- STATED EXERCISE
Leave out the pictures and set down exactly the lines from the start of the listing through the one with "plt.rcParams['font.family'] = ['Liberation", both included.

____________________

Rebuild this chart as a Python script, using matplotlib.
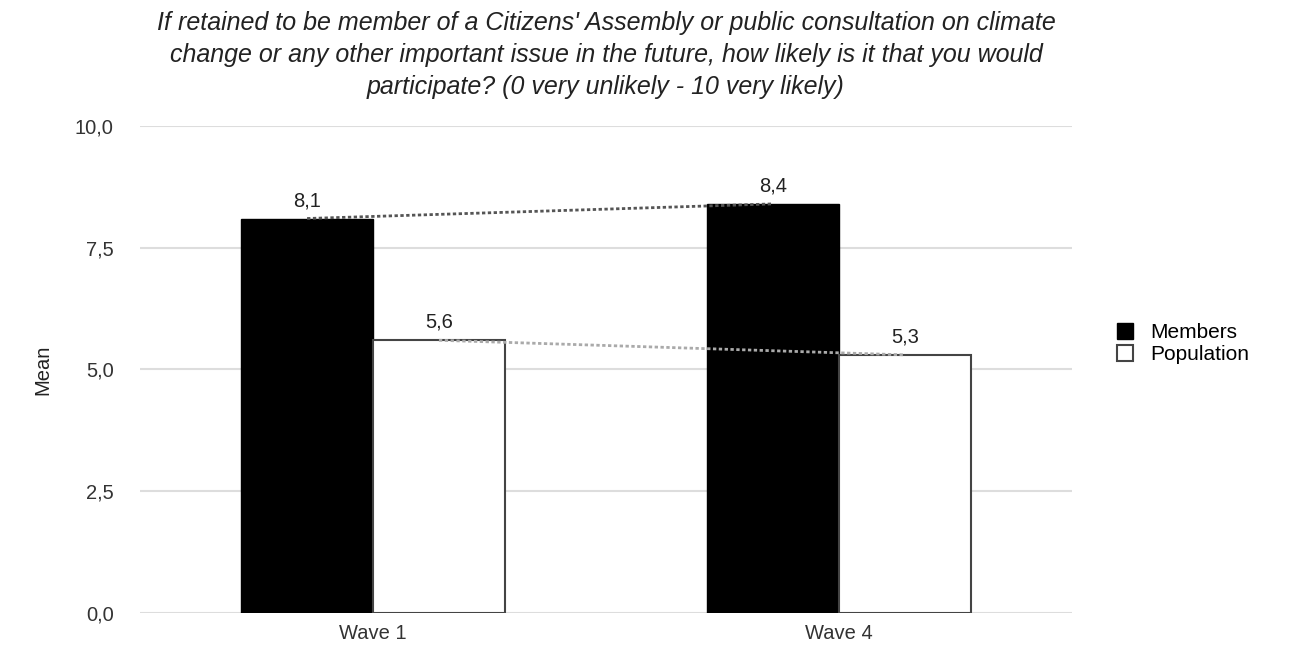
import numpy as np
import matplotlib
matplotlib.use("Agg")
import matplotlib.pyplot as plt

plt.rcParams['font.family'] = ['Liberation Sans', 'DejaVu Sans']

# datos
waves = ['Wave 1', 'Wave 4']
members = [8.1, 8.4]
population = [5.6, 5.3]
yticks = [0.0, 2.5, 5.0, 7.5, 10.0]
titulo = ("If retained to be member of a Citizens' Assembly or public consultation on climate\n"
          "change or any other important issue in the future, how likely is it that you would\n"
          "participate? (0 very unlikely - 10 very likely)")

fs = 14.5

fig = plt.figure(figsize=(12.93, 6.48), dpi=100)
ax = fig.add_axes([0.1083, 0.054, 0.7207, 0.7516])

x = np.arange(len(waves))
w = 0.283

#Barras
ax.bar(x - w/2, members, w, color='black', edgecolor='black', linewidth=1, label='Members', zorder=3)
ax.bar(x + w/2, population, w, color='white', edgecolor='#444444', linewidth=1.5, label='Population', zorder=3)

#Lineas de tendencia
ax.plot(x - w/2, members, linestyle=(0, (1.2, 0.9)), color='#555555', linewidth=2, zorder=4)
ax.plot(x + w/2, population, linestyle=(0, (1.2, 0.9)), color='#aaaaaa', linewidth=2, zorder=4)

#Etiquetas
for xi, v in zip(x - w/2, members):
    ax.text(xi, v + 0.17, str(v).replace('.', ','), ha='center', va='bottom', fontsize=fs, color='#222222', zorder=5)
for xi, v in zip(x + w/2, population):
    ax.text(xi, v + 0.17, str(v).replace('.', ','), ha='center', va='bottom', fontsize=fs, color='#222222', zorder=5)

ax.set_xlim(-0.5, 1.5)
ax.set_ylim(0, 10)
ax.set_yticks(yticks)
ax.set_yticklabels([('%.1f' % t).replace('.', ',') for t in yticks], fontsize=fs, color='#333333')
ax.set_xticks(x)
ax.set_xticklabels(waves, fontsize=fs, color='#333333')
ax.tick_params(axis='y', length=0, pad=19)
ax.tick_params(axis='x', length=0, pad=8)
ax.grid(axis='y', color='#dddddd', linewidth=1.5, zorder=0)
for s in ax.spines.values():
    s.set_visible(False)
ax.set_ylabel('Mean', fontsize=fs, color='#222222', labelpad=16)

fig.text(0.1083 + 0.7207/2, 1 - 11/648, titulo, ha='center', va='top', fontsize=18,
         style='italic', color='#222222', linespacing=1.42)

ax.legend(loc='center left', bbox_to_anchor=(1.028, 0.553), frameon=False, fontsize=15,
          handlelength=0.8, handleheight=0.8, handletextpad=0.8, labelspacing=0.15)

fig.savefig('out.png', dpi=100)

____________________

- WRITTEN ANSWER
Rebuild this chart as a Python script, using matplotlib.
import numpy as np
import matplotlib
matplotlib.use("Agg")
import matplotlib.pyplot as plt

plt.rcParams['font.family'] = ['Liberation Sans', 'DejaVu Sans']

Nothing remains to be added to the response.